__Data shown__.

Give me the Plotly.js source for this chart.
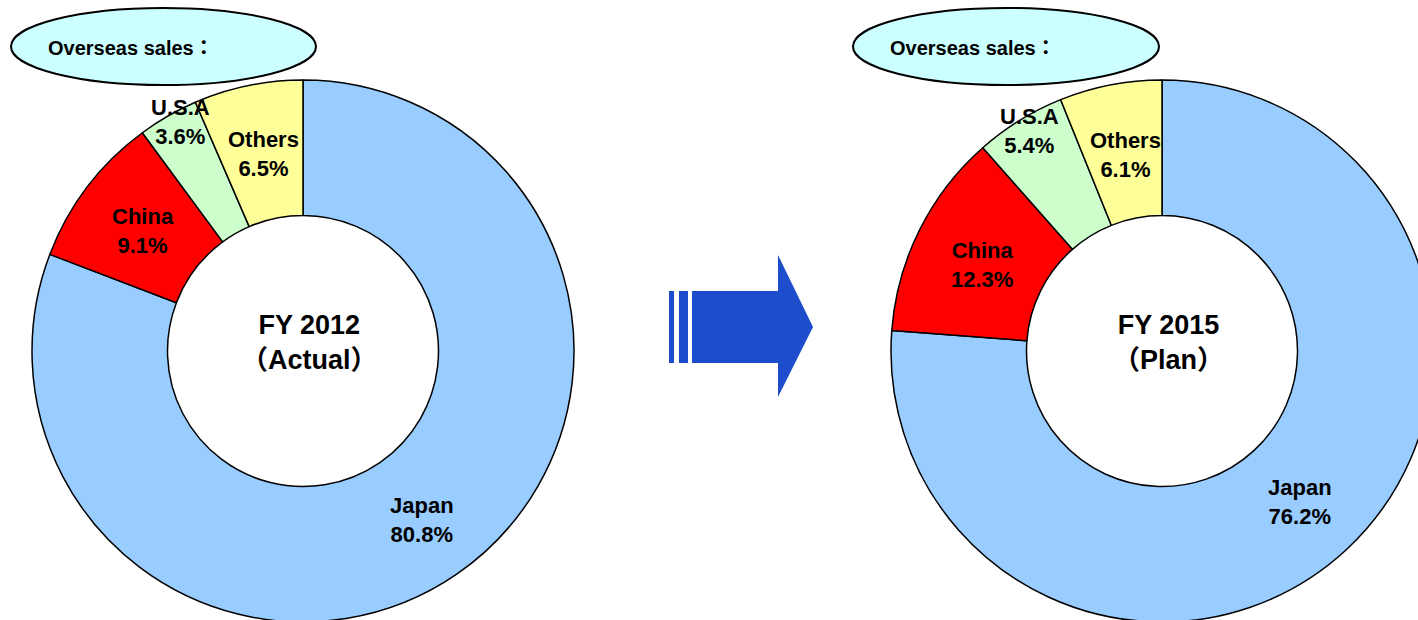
<!DOCTYPE html>
<html>
<head>
<meta charset="utf-8">
<script src="https://cdn.plot.ly/plotly-3.0.1.min.js"></script>
<style>
html, body { margin:0; padding:0; overflow:hidden; background:#fff; }
#chart { width:1440px; height:630px; }
</style>
</head>
<body>
<div id="chart"></div>
<script>
// ---- data ----
const categories = ["Japan", "China", "U.S.A", "Others"];
const fy2012Actual = [80.8, 9.1, 3.6, 6.5];
const fy2015Plan = [76.2, 12.3, 5.4, 6.1];
const chartTitles = ["FY 2012<br>（Actual）", "FY 2015<br>（Plan）"];
const calloutText = "Overseas sales：";
const sliceColors = ["#99CCFF", "#FF0000", "#CCFFCC", "#FFFF99"];

// ---- layout helpers (pixel -> paper) ----
const W = 1440, H = 630;
const px = x => x / W;
const py = y => 1 - y / H;
const FONT = "Liberation Sans, Arial, Noto Sans CJK JP, sans-serif";

// donut geometry (pixels)
const donuts = [
  {cx: 303, cy: 351, r: 271, vals: fy2012Actual, title: chartTitles[0],
   labelPos: [[422, 520], [143, 231], [180, 122], [263, 154]]},
  {cx: 1162, cy: 351, r: 271, vals: fy2015Plan, title: chartTitles[1],
   labelPos: [[1300, 502], [982, 265], [1029, 131], [1125, 155]]}
];

const traces = donuts.map(d => ({
  type: "pie",
  values: d.vals,
  labels: categories,
  sort: false,
  direction: "clockwise",
  rotation: 0,
  hole: 0.5,
  textinfo: "none",
  hoverinfo: "label+percent",
  marker: {colors: sliceColors, line: {color: "#000", width: 1.5}},
  domain: {x: [px(d.cx - d.r), px(d.cx + d.r)], y: [py(d.cy + d.r), py(d.cy - d.r)]},
  showlegend: false
}));

const annotations = [];
donuts.forEach(d => {
  categories.forEach((c, i) => {
    annotations.push({
      xref: "paper", yref: "paper",
      x: px(d.labelPos[i][0]), y: py(d.labelPos[i][1]),
      xanchor: "center", yanchor: "middle", showarrow: false, align: "center",
      text: c + "<br>" + d.vals[i].toFixed(1) + "%",
      font: {family: FONT, size: 22, color: "#000", weight: "bold"}
    });
  });
  annotations.push({
    xref: "paper", yref: "paper",
    x: px(d.cx + 6), y: py(d.cy - 9),
    xanchor: "center", yanchor: "middle", showarrow: false, align: "center",
    text: d.title,
    font: {family: FONT, size: 27, color: "#000", weight: "bold"}
  });
});

// callout ellipses
const ellipses = [{x0: 11, x1: 316, y0: 8, y1: 85}, {x0: 853, x1: 1159, y0: 8, y1: 85}];
const shapes = [];
ellipses.forEach(e => {
  shapes.push({type: "circle", xref: "paper", yref: "paper",
    x0: px(e.x0), x1: px(e.x1), y0: py(e.y1), y1: py(e.y0),
    fillcolor: "#CCFFFF", line: {color: "#000", width: 2}});
  annotations.push({xref: "paper", yref: "paper", x: px(e.x0 + 35), y: py(48),
    xanchor: "left", yanchor: "middle", showarrow: false, text: calloutText,
    font: {family: FONT, size: 20, color: "#000", weight: "bold"}});
});

// block arrow
const blue = "#1E4DCC";
[[669, 674], [679, 688], [692, 779]].forEach(b => {
  shapes.push({type: "rect", xref: "paper", yref: "paper",
    x0: px(b[0]), x1: px(b[1]), y0: py(363), y1: py(291),
    fillcolor: blue, line: {width: 0}});
});
shapes.push({type: "path", xref: "paper", yref: "paper",
  path: `M ${px(778)},${py(255)} L ${px(813)},${py(327)} L ${px(778)},${py(397)} Z`,
  fillcolor: blue, line: {width: 0}});

Plotly.newPlot("chart", traces, {
  width: W, height: H,
  margin: {l: 0, r: 0, t: 0, b: 0},
  paper_bgcolor: "#fff",
  showlegend: false,
  shapes: shapes,
  annotations: annotations
}, {displayModeBar: false, staticPlot: true});
</script>
</body>
</html>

__Written problem__.
Replicate the material above verbatim; images stay out of the copy.

__Solution to the problem__.
Give me the Plotly.js source for this chart.
<!DOCTYPE html>
<html>
<head>
<meta charset="utf-8">
<script src="https://cdn.plot.ly/plotly-3.0.1.min.js"></script>
<style>
html, body { margin:0; padding:0; overflow:hidden; background:#fff; }
#chart { width:1440px; height:630px; }
</style>
</head>
<body>
<div id="chart"></div>
<script>
// ---- data ----
const categories = ["Japan", "China", "U.S.A", "Others"];
const fy2012Actual = [80.8, 9.1, 3.6, 6.5];
const fy2015Plan = [76.2, 12.3, 5.4, 6.1];
const chartTitles = ["FY 2012<br>（Actual）", "FY 2015<br>（Plan）"];
const calloutText = "Overseas sales：";
const sliceColors = ["#99CCFF", "#FF0000", "#CCFFCC", "#FFFF99"];

// ---- layout helpers (pixel -> paper) ----
const W = 1440, H = 630;
const px = x => x / W;
const py = y => 1 - y / H;
const FONT = "Liberation Sans, Arial, Noto Sans CJK JP, sans-serif";

// donut geometry (pixels)
const donuts = [
  {cx: 303, cy: 351, r: 271, vals: fy2012Actual, title: chartTitles[0],
   labelPos: [[422, 520], [143, 231], [180, 122], [263, 154]]},
  {cx: 1162, cy: 351, r: 271, vals: fy2015Plan, title: chartTitles[1],
   labelPos: [[1300, 502], [982, 265], [1029, 131], [1125, 155]]}
];

const traces = donuts.map(d => ({
  type: "pie",
  values: d.vals,
  labels: categories,
  sort: false,
  direction: "clockwise",
  rotation: 0,
  hole: 0.5,
  textinfo: "none",
  hoverinfo: "label+percent",
  marker: {colors: sliceColors, line: {color: "#000", width: 1.5}},
  domain: {x: [px(d.cx - d.r), px(d.cx + d.r)], y: [py(d.cy + d.r), py(d.cy - d.r)]},
  showlegend: false
}));

const annotations = [];
donuts.forEach(d => {
  categories.forEach((c, i) => {
    annotations.push({
      xref: "paper", yref: "paper",
      x: px(d.labelPos[i][0]), y: py(d.labelPos[i][1]),
      xanchor: "center", yanchor: "middle", showarrow: false, align: "center",
      text: c + "<br>" + d.vals[i].toFixed(1) + "%",
      font: {family: FONT, size: 22, color: "#000", weight: "bold"}
    });
  });
  annotations.push({
    xref: "paper", yref: "paper",
    x: px(d.cx + 6), y: py(d.cy - 9),
    xanchor: "center", yanchor: "middle", showarrow: false, align: "center",
    text: d.title,
    font: {family: FONT, size: 27, color: "#000", weight: "bold"}
  });
});

// callout ellipses
const ellipses = [{x0: 11, x1: 316, y0: 8, y1: 85}, {x0: 853, x1: 1159, y0: 8, y1: 85}];
const shapes = [];
ellipses.forEach(e => {
  shapes.push({type: "circle", xref: "paper", yref: "paper",
    x0: px(e.x0), x1: px(e.x1), y0: py(e.y1), y1: py(e.y0),
    fillcolor: "#CCFFFF", line: {color: "#000", width: 2}});
  annotations.push({xref: "paper", yref: "paper", x: px(e.x0 + 35), y: py(48),
    xanchor: "left", yanchor: "middle", showarrow: false, text: calloutText,
    font: {family: FONT, size: 20, color: "#000", weight: "bold"}});
});

// block arrow
const blue = "#1E4DCC";
[[669, 674], [679, 688], [692, 779]].forEach(b => {
  shapes.push({type: "rect", xref: "paper", yref: "paper",
    x0: px(b[0]), x1: px(b[1]), y0: py(363), y1: py(291),
    fillcolor: blue, line: {width: 0}});
});
shapes.push({type: "path", xref: "paper", yref: "paper",
  path: `M ${px(778)},${py(255)} L ${px(813)},${py(327)} L ${px(778)},${py(397)} Z`,
  fillcolor: blue, line: {width: 0}});

Plotly.newPlot("chart", traces, {
  width: W, height: H,
  margin: {l: 0, r: 0, t: 0, b: 0},
  paper_bgcolor: "#fff",
  showlegend: false,
  shapes: shapes,
  annotations: annotations
}, {displayModeBar: false, staticPlot: true});
</script>
</body>
</html>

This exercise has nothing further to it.